━━━━━ Rows ━━━━━

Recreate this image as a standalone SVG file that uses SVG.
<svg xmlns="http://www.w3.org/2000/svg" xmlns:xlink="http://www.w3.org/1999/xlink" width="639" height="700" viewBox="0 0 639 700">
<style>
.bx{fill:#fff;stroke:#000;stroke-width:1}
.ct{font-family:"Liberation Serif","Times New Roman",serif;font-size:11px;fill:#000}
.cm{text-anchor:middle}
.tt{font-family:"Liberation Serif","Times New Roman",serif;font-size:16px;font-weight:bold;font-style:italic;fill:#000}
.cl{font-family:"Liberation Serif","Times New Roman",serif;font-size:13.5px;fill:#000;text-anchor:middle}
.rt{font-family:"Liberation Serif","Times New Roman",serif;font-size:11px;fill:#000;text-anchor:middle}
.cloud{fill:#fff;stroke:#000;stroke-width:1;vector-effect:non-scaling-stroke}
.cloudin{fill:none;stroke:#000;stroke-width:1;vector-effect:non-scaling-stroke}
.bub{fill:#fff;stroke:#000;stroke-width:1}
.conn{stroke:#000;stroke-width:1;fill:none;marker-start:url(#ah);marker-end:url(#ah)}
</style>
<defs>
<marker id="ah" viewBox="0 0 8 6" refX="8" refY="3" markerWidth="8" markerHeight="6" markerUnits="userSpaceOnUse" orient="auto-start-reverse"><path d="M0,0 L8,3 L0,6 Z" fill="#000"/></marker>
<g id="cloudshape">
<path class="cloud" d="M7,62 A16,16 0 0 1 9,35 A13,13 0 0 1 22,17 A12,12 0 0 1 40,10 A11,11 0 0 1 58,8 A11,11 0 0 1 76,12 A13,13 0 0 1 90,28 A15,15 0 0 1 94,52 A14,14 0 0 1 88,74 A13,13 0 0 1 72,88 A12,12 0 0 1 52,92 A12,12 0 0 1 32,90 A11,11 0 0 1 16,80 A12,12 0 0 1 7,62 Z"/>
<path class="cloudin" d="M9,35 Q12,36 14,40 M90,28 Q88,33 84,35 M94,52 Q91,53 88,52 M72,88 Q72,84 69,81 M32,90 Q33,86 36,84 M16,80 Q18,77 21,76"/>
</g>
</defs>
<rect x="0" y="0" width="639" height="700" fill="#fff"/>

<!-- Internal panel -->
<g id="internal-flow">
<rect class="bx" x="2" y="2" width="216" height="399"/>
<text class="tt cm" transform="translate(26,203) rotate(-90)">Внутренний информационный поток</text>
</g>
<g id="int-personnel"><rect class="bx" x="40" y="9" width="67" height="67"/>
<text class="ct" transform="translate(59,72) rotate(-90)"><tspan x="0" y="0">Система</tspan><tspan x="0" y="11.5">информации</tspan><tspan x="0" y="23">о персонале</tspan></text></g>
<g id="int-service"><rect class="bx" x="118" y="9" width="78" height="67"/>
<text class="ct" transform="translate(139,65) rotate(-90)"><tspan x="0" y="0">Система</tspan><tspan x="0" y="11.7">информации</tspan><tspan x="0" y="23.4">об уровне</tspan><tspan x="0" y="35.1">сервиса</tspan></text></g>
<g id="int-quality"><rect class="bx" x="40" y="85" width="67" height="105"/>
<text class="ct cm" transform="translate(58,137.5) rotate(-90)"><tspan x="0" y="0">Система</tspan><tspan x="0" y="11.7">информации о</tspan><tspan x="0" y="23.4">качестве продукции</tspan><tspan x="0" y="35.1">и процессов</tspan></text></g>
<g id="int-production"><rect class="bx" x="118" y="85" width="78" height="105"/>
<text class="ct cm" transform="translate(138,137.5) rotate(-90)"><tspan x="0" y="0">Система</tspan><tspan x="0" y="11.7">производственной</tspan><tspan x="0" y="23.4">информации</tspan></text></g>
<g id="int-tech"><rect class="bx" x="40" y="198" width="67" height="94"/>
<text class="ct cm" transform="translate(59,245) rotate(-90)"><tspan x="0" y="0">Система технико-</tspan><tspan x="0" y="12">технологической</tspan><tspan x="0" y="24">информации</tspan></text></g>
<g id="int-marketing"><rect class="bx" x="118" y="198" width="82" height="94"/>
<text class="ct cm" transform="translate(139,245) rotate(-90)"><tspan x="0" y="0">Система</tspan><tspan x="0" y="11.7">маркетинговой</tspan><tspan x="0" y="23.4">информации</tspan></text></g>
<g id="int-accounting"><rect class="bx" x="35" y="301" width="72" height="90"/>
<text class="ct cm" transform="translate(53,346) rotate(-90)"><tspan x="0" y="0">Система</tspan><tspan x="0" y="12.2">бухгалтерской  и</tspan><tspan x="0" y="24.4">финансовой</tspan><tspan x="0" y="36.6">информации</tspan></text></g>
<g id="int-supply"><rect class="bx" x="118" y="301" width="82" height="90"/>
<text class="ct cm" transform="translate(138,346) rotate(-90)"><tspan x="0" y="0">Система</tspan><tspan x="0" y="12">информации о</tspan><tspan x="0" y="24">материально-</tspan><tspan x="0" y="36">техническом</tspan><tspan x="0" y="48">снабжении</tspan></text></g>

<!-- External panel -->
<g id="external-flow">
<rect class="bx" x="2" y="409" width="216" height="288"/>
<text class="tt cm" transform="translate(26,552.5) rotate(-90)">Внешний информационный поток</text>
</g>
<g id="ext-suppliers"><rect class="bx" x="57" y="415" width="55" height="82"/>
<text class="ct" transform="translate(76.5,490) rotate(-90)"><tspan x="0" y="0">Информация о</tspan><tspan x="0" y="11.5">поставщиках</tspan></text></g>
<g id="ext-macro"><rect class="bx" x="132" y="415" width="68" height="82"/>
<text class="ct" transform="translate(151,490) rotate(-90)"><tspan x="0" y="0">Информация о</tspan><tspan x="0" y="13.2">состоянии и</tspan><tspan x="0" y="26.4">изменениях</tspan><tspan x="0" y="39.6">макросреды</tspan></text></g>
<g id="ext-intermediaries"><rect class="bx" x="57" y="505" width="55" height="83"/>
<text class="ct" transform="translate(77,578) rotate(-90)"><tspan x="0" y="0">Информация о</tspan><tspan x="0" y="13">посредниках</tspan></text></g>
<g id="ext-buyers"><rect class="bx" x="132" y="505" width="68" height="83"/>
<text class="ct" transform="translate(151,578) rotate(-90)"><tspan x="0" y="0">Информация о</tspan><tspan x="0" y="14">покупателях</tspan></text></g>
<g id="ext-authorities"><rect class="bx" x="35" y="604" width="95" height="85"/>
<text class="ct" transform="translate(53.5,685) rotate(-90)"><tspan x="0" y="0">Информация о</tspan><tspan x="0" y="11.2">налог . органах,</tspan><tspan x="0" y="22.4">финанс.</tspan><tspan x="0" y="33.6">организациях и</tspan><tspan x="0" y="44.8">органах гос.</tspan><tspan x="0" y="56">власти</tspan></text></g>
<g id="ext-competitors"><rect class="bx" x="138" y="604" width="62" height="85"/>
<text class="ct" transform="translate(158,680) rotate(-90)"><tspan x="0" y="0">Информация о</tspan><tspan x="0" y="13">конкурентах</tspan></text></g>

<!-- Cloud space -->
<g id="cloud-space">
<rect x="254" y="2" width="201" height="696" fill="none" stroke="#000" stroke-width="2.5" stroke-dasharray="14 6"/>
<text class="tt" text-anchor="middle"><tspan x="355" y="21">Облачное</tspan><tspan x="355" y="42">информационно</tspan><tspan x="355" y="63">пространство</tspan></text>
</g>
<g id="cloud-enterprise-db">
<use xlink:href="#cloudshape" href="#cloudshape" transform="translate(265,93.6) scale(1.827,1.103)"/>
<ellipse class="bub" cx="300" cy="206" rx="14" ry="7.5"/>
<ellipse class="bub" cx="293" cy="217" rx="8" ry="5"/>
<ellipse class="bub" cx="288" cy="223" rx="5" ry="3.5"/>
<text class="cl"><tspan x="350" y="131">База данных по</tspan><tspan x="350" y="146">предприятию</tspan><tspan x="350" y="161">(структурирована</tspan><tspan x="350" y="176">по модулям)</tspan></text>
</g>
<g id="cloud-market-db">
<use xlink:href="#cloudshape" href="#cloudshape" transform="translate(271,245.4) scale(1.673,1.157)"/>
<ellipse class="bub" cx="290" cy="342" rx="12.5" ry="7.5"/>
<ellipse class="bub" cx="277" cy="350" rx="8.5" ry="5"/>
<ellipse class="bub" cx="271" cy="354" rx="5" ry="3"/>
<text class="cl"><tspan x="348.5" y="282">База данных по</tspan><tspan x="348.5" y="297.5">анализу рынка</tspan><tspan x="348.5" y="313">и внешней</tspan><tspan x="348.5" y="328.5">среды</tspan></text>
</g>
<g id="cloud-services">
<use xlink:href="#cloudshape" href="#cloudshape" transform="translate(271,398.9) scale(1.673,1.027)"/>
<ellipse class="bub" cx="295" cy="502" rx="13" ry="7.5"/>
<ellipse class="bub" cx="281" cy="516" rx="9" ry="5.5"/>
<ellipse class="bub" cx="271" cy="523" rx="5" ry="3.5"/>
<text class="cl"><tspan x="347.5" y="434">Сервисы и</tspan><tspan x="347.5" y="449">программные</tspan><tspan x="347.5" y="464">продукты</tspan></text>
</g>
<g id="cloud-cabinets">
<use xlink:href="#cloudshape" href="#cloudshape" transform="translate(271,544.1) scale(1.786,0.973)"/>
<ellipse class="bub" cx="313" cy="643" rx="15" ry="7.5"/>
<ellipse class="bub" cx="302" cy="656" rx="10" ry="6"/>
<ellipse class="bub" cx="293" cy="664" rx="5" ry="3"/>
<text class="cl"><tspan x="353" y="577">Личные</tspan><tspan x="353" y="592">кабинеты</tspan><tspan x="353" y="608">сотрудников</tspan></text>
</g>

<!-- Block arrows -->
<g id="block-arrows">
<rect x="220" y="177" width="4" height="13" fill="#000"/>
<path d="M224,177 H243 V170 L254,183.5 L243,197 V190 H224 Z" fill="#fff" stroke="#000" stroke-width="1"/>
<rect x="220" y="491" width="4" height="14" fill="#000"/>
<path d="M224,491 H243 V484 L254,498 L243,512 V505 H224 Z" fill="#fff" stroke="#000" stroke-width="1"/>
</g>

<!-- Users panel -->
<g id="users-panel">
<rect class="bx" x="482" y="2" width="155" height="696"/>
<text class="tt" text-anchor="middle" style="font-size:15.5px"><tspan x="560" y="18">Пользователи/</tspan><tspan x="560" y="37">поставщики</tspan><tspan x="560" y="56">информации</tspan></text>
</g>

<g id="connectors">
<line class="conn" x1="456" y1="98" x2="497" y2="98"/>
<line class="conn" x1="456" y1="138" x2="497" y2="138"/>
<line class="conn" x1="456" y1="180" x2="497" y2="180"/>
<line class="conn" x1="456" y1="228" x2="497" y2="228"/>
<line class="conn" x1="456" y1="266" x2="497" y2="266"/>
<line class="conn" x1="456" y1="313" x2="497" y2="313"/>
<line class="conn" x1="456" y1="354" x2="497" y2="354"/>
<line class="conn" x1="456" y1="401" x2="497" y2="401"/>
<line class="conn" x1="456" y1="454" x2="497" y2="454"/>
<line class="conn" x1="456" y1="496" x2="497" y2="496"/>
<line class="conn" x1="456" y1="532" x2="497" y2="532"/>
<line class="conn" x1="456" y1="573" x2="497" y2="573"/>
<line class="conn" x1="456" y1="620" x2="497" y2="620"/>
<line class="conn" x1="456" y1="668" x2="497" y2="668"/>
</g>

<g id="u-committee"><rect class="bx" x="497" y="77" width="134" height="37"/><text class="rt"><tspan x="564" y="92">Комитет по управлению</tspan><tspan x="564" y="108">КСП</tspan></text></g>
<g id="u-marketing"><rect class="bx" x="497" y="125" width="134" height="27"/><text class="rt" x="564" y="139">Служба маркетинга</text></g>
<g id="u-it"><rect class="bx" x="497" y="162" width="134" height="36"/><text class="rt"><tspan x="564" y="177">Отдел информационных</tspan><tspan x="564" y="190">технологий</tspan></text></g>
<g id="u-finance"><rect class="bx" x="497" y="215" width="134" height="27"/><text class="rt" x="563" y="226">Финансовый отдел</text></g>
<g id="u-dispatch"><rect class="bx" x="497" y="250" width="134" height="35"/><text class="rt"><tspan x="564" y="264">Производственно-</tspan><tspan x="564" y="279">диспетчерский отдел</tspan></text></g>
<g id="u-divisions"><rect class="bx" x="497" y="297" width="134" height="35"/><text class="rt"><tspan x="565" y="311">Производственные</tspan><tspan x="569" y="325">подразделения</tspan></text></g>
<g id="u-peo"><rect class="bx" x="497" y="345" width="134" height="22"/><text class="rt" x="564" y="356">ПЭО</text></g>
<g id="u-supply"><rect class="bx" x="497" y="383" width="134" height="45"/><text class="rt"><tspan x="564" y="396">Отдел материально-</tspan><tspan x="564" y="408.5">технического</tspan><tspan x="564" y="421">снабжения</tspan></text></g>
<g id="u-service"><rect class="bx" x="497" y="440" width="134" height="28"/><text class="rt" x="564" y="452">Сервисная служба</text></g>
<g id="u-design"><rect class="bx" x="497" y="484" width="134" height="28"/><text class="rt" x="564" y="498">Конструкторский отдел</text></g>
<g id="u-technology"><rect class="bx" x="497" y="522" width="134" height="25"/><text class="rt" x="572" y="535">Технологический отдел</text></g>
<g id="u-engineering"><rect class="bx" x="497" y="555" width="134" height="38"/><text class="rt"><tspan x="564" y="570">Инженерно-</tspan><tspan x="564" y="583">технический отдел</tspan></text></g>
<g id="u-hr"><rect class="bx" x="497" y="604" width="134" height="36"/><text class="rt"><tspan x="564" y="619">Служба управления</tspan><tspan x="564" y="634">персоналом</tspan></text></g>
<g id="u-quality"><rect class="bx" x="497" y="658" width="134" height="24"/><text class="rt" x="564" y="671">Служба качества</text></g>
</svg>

━━━━━
━━━━━ Rows ━━━━━

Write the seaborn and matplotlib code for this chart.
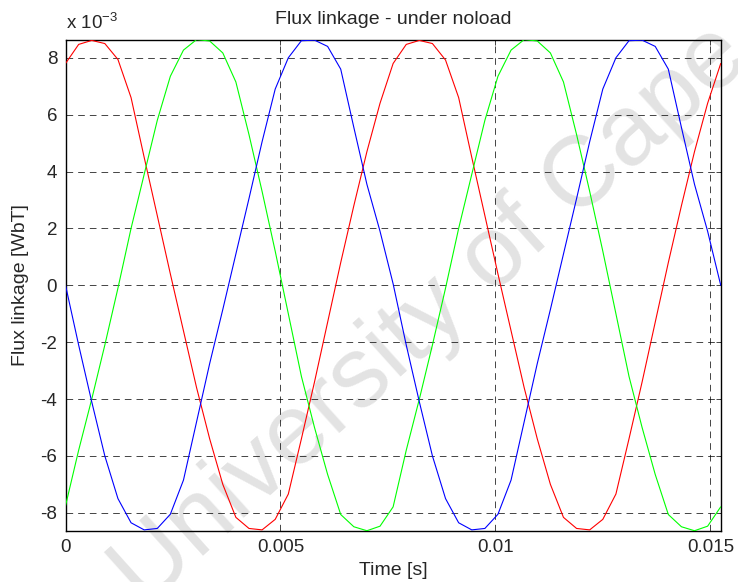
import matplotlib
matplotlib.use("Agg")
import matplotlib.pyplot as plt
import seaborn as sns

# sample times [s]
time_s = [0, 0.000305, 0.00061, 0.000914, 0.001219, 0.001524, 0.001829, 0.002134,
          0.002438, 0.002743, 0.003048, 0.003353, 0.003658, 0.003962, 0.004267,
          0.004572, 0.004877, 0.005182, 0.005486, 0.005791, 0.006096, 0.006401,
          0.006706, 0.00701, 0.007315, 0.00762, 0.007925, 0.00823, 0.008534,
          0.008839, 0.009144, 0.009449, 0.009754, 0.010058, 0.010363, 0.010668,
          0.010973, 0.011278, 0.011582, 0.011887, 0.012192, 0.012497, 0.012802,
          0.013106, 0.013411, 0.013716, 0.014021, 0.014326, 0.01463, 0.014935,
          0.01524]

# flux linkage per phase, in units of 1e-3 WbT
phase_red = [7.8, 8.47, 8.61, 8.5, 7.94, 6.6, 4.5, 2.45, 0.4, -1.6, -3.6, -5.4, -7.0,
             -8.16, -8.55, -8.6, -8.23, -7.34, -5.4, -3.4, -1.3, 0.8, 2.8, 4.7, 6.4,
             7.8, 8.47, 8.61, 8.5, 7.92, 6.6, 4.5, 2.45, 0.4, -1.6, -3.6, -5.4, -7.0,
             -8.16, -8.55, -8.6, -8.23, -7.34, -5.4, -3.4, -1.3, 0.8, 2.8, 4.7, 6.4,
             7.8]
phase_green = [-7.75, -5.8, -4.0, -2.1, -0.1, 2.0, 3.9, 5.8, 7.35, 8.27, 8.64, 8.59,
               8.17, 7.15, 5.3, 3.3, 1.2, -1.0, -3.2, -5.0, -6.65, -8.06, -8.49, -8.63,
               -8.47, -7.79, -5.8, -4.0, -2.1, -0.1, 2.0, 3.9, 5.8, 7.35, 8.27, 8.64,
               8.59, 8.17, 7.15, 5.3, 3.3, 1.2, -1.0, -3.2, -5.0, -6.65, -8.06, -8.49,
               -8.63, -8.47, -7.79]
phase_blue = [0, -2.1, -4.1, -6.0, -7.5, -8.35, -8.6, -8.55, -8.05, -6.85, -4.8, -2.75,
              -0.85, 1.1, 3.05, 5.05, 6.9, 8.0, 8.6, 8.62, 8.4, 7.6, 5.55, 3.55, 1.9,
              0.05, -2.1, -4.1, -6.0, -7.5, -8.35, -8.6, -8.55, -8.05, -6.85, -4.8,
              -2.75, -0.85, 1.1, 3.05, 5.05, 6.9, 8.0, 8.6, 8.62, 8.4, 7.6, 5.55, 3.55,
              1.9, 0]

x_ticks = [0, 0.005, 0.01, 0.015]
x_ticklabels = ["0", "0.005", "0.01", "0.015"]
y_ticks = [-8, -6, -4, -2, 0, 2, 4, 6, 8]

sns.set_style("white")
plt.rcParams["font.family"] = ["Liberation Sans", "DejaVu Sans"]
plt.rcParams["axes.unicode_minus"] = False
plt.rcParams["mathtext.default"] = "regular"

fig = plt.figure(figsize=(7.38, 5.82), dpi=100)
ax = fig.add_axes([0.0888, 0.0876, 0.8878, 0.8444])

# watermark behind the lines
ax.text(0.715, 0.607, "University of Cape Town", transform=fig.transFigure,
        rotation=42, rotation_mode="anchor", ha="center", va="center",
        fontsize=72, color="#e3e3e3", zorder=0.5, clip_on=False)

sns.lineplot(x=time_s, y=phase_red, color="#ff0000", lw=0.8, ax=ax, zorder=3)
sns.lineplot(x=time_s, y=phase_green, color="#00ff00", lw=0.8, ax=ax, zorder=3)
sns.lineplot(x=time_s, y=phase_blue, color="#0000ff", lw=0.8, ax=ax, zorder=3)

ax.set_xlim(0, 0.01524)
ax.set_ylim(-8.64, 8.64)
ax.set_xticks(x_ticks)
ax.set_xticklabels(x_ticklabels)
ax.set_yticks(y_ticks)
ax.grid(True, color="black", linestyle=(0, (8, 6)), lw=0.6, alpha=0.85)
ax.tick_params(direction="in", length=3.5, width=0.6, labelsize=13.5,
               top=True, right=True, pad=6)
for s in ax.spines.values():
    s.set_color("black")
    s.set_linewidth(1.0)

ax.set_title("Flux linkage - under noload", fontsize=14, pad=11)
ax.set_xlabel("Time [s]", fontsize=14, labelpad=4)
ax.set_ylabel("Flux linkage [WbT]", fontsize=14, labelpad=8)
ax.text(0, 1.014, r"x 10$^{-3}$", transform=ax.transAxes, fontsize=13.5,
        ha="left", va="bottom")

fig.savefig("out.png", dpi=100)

━━━━━

Show each line of the data that contains the string "seaborn".

**Task response:**
Write the seaborn and matplotlib code for this chart.
import seaborn as sns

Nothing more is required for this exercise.